Saved data entries:
____________________
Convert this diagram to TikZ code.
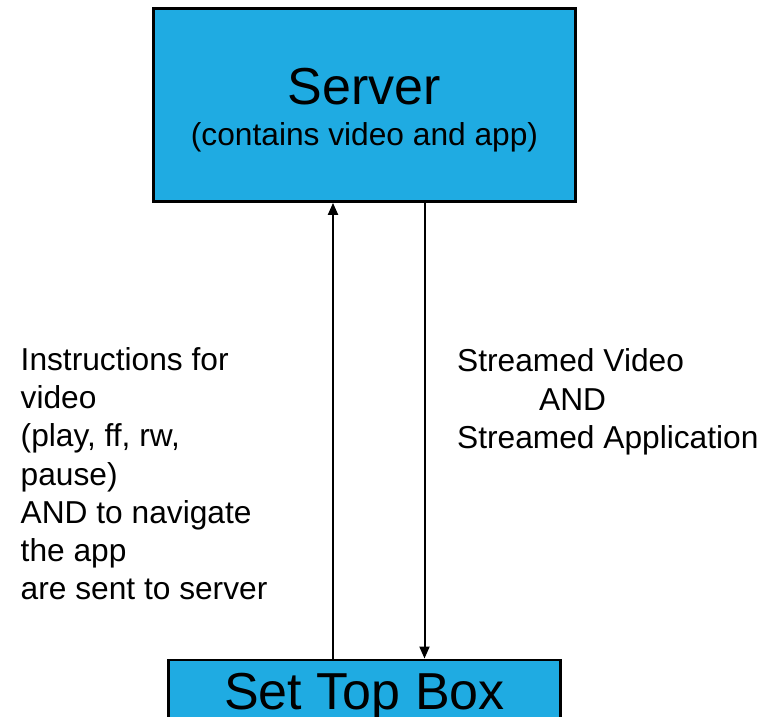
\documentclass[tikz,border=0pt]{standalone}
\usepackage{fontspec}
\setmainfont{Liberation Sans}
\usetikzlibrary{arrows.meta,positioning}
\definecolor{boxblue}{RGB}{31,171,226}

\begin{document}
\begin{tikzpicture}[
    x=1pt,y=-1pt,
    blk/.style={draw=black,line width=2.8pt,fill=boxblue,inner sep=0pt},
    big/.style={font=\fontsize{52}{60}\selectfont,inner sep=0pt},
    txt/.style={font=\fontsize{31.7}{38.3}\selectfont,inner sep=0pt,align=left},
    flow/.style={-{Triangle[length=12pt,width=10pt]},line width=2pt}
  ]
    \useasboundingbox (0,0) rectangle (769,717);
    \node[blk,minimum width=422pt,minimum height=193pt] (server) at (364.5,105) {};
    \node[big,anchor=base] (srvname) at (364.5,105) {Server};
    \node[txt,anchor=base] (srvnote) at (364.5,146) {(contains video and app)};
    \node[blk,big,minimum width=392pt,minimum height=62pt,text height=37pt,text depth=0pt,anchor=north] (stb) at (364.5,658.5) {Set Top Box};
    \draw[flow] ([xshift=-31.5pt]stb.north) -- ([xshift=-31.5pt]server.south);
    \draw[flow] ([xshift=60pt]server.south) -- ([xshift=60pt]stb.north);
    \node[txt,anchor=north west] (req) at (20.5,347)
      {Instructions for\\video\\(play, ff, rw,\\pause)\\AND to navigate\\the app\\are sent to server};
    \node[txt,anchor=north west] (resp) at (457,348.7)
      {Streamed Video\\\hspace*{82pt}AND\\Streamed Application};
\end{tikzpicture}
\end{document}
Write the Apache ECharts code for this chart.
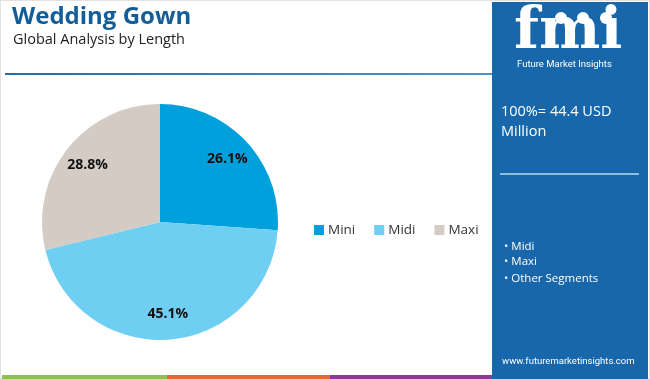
____________________
Each entry should be repeated exactly as it appears; the pictures stay out.

Convert this diagram to TikZ code.
\documentclass[tikz,border=0pt]{standalone}
\usepackage{fontspec}
\setmainfont{Liberation Sans}
\usetikzlibrary{arrows.meta,positioning}
\definecolor{boxblue}{RGB}{31,171,226}

\begin{document}
\begin{tikzpicture}[
    x=1pt,y=-1pt,
    blk/.style={draw=black,line width=2.8pt,fill=boxblue,inner sep=0pt},
    big/.style={font=\fontsize{52}{60}\selectfont,inner sep=0pt},
    txt/.style={font=\fontsize{31.7}{38.3}\selectfont,inner sep=0pt,align=left},
    flow/.style={-{Triangle[length=12pt,width=10pt]},line width=2pt}
  ]
    \useasboundingbox (0,0) rectangle (769,717);
    \node[blk,minimum width=422pt,minimum height=193pt] (server) at (364.5,105) {};
    \node[big,anchor=base] (srvname) at (364.5,105) {Server};
    \node[txt,anchor=base] (srvnote) at (364.5,146) {(contains video and app)};
    \node[blk,big,minimum width=392pt,minimum height=62pt,text height=37pt,text depth=0pt,anchor=north] (stb) at (364.5,658.5) {Set Top Box};
    \draw[flow] ([xshift=-31.5pt]stb.north) -- ([xshift=-31.5pt]server.south);
    \draw[flow] ([xshift=60pt]server.south) -- ([xshift=60pt]stb.north);
    \node[txt,anchor=north west] (req) at (20.5,347)
      {Instructions for\\video\\(play, ff, rw,\\pause)\\AND to navigate\\the app\\are sent to server};
    \node[txt,anchor=north west] (resp) at (457,348.7)
      {Streamed Video\\\hspace*{82pt}AND\\Streamed Application};
\end{tikzpicture}
\end{document}
Write the Apache ECharts code for this chart.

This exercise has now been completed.